Beasley, who was recently honored with a lifetime achievement award from the Alabama Press Association, grew up working side-by-side at the newspaper with her mother and grandmother. But her newspaper heritage dates back even further – to her great-grandfather, who was a pressman at the Montgomery Advertiser.
Beasley’s family arrived in Clayton in 1915. Her maternal grandparents were editors and publishers of the Clayton Record, and her mother, Bertie Parish, took over in 1960 when her grandmother died suddenly.
Beasley’s mother was a teacher. But like her daughter would do years later, she left that career to devote herself to putting out the weekly paper.
Indeed, Beasley remembers the newspaper as always being a family affair. As a young child she watched her grandmother, Perle Ennis Gammell, feeding paper onto the press. And one of Beasley’s first jobs was to stack the papers as they came out of the folding machine.

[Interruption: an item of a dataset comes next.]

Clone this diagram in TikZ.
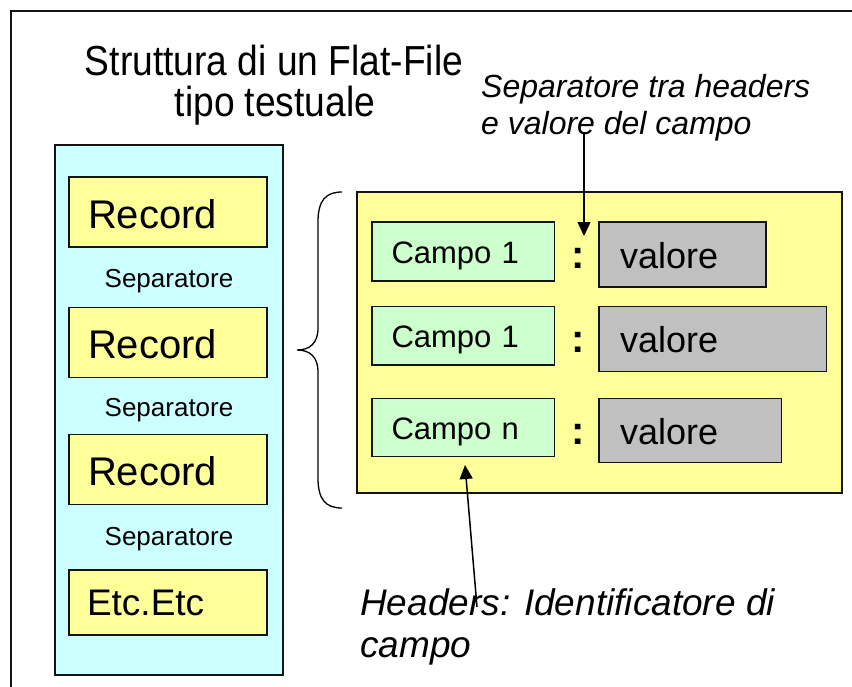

“I remember my grandmother standing at the big newspaper press, feeding the newsprint,” said Beasley, a mother of two. “She never missed a beat. As a matter of fact, she did not trust anyone else to do the job.”
Through her high school and college years, Beasley served as the paper’s bookkeeper. After graduating with a degree in education, she began to cover public meetings and writing articles. She started teaching English at the local junior high school, but she never left the newspaper, working there in the afternoons.
After getting married and having her first child, Beasley decided to leave teaching to work with her mother full-time at the paper. They worked shoulder to shoulder until her mother’s death in 1998.
Writing her mother’s obituary was one of the hardest things she has ever done, Beasley said. “I knew nothing could stop the newspaper from being published, not even my mother’s death. I had to go to work as usual and do what I had to do. It was hard, but I knew that is what my mother would expect of me, so there was no turning back.”
While newspapering is clearly in her blood, Beasley has built another successful career: in public service. She was the first woman elected to the Clayton Town Council, serving two terms before becoming the first woman elected mayor of Clayton, in 1996. She is now in her fourth term as the town’s chief executive.
Politics also seems to run in the family; Beasley’s husband, Billy Beasley, served 12 years in the state House of Representatives and is now in the state Senate.
But it is her family’s century-long connection to the Clayton Record that is especially dear to Rebecca Beasley. “This is a legacy that our family cherishes.”